= The request =
Skip every picture, and extract verbatim the lines from the line containing "Write a Python" to the line containing "ry = r_px / px_per_y", both lines included.

= Data rows =
+---+
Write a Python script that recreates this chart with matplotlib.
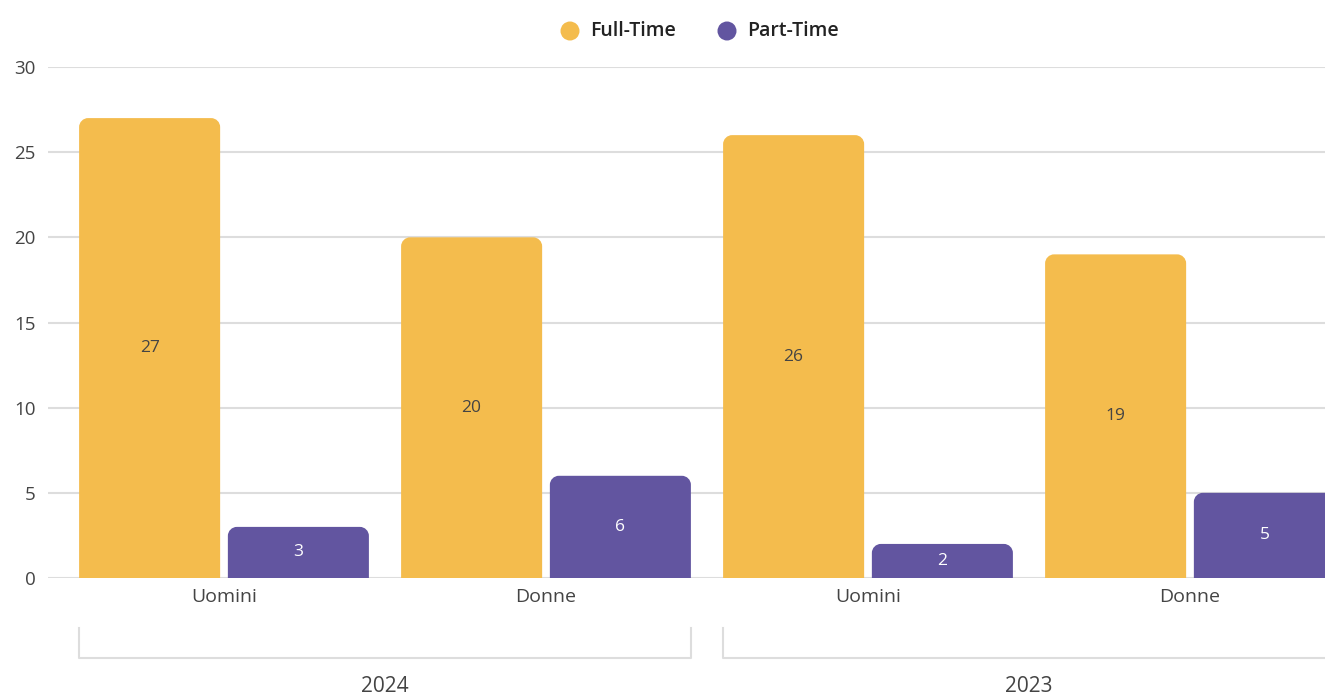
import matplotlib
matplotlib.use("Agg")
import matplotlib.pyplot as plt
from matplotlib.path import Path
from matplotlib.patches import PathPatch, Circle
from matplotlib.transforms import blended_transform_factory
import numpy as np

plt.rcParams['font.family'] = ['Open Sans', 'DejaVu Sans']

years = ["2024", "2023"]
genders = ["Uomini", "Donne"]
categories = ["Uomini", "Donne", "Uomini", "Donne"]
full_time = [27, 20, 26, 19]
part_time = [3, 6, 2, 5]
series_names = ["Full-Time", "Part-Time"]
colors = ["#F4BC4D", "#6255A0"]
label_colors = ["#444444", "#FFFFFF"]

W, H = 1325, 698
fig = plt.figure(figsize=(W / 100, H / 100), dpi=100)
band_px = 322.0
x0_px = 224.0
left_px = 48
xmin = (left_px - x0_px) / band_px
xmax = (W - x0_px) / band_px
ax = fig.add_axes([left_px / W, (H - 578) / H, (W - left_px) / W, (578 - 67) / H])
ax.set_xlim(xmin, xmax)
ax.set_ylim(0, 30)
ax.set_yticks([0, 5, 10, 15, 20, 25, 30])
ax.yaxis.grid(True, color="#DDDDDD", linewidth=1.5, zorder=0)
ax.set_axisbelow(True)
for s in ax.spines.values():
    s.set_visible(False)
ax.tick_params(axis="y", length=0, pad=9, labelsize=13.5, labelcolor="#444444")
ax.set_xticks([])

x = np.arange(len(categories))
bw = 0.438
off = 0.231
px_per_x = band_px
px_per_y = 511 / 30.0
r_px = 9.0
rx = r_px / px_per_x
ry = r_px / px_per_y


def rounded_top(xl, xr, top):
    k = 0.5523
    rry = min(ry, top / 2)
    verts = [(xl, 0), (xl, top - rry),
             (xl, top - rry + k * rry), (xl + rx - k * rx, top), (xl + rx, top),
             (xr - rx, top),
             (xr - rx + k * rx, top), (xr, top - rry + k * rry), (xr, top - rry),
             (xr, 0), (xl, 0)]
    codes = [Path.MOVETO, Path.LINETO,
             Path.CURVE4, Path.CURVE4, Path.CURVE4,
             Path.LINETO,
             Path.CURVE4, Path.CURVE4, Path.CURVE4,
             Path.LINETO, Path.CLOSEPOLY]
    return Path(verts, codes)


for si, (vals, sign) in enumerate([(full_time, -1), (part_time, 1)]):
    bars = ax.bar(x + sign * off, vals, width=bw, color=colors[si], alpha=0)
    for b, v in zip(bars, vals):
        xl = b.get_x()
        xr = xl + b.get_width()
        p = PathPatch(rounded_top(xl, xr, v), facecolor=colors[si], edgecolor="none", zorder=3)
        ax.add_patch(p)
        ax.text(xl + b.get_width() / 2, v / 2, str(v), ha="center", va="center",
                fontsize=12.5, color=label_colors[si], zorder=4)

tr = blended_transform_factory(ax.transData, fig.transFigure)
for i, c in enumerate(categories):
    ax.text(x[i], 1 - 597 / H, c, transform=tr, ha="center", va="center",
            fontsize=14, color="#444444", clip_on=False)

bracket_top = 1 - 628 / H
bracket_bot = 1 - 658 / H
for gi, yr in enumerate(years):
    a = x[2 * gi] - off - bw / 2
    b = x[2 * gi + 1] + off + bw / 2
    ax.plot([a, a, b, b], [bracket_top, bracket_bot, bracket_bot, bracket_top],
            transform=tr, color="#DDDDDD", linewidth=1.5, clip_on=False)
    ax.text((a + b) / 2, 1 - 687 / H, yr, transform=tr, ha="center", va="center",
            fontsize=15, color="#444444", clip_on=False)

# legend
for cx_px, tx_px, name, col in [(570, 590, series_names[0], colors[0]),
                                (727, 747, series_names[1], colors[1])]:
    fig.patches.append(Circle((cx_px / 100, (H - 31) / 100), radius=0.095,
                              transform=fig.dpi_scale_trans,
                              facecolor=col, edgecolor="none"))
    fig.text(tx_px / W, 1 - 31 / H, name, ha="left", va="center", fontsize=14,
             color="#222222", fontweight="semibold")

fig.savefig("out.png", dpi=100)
+---+
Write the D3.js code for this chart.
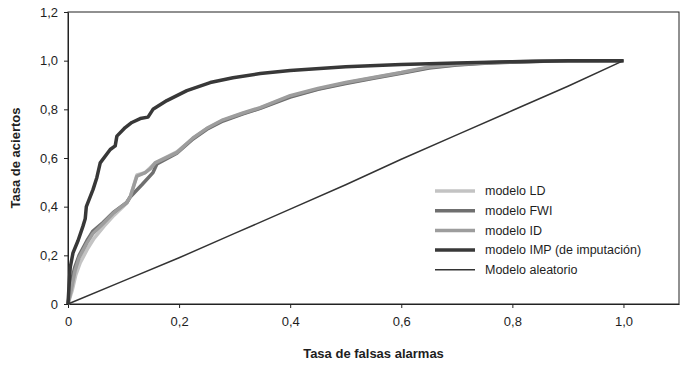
+---+
= Completed task =
Write a Python script that recreates this chart with matplotlib.
import matplotlib
matplotlib.use("Agg")
import matplotlib.pyplot as plt
from matplotlib.path import Path
from matplotlib.patches import PathPatch, Circle
from matplotlib.transforms import blended_transform_factory
import numpy as np

plt.rcParams['font.family'] = ['Open Sans', 'DejaVu Sans']

years = ["2024", "2023"]
genders = ["Uomini", "Donne"]
categories = ["Uomini", "Donne", "Uomini", "Donne"]
full_time = [27, 20, 26, 19]
part_time = [3, 6, 2, 5]
series_names = ["Full-Time", "Part-Time"]
colors = ["#F4BC4D", "#6255A0"]
label_colors = ["#444444", "#FFFFFF"]

W, H = 1325, 698
fig = plt.figure(figsize=(W / 100, H / 100), dpi=100)
band_px = 322.0
x0_px = 224.0
left_px = 48
xmin = (left_px - x0_px) / band_px
xmax = (W - x0_px) / band_px
ax = fig.add_axes([left_px / W, (H - 578) / H, (W - left_px) / W, (578 - 67) / H])
ax.set_xlim(xmin, xmax)
ax.set_ylim(0, 30)
ax.set_yticks([0, 5, 10, 15, 20, 25, 30])
ax.yaxis.grid(True, color="#DDDDDD", linewidth=1.5, zorder=0)
ax.set_axisbelow(True)
for s in ax.spines.values():
    s.set_visible(False)
ax.tick_params(axis="y", length=0, pad=9, labelsize=13.5, labelcolor="#444444")
ax.set_xticks([])

x = np.arange(len(categories))
bw = 0.438
off = 0.231
px_per_x = band_px
px_per_y = 511 / 30.0
r_px = 9.0
rx = r_px / px_per_x
ry = r_px / px_per_y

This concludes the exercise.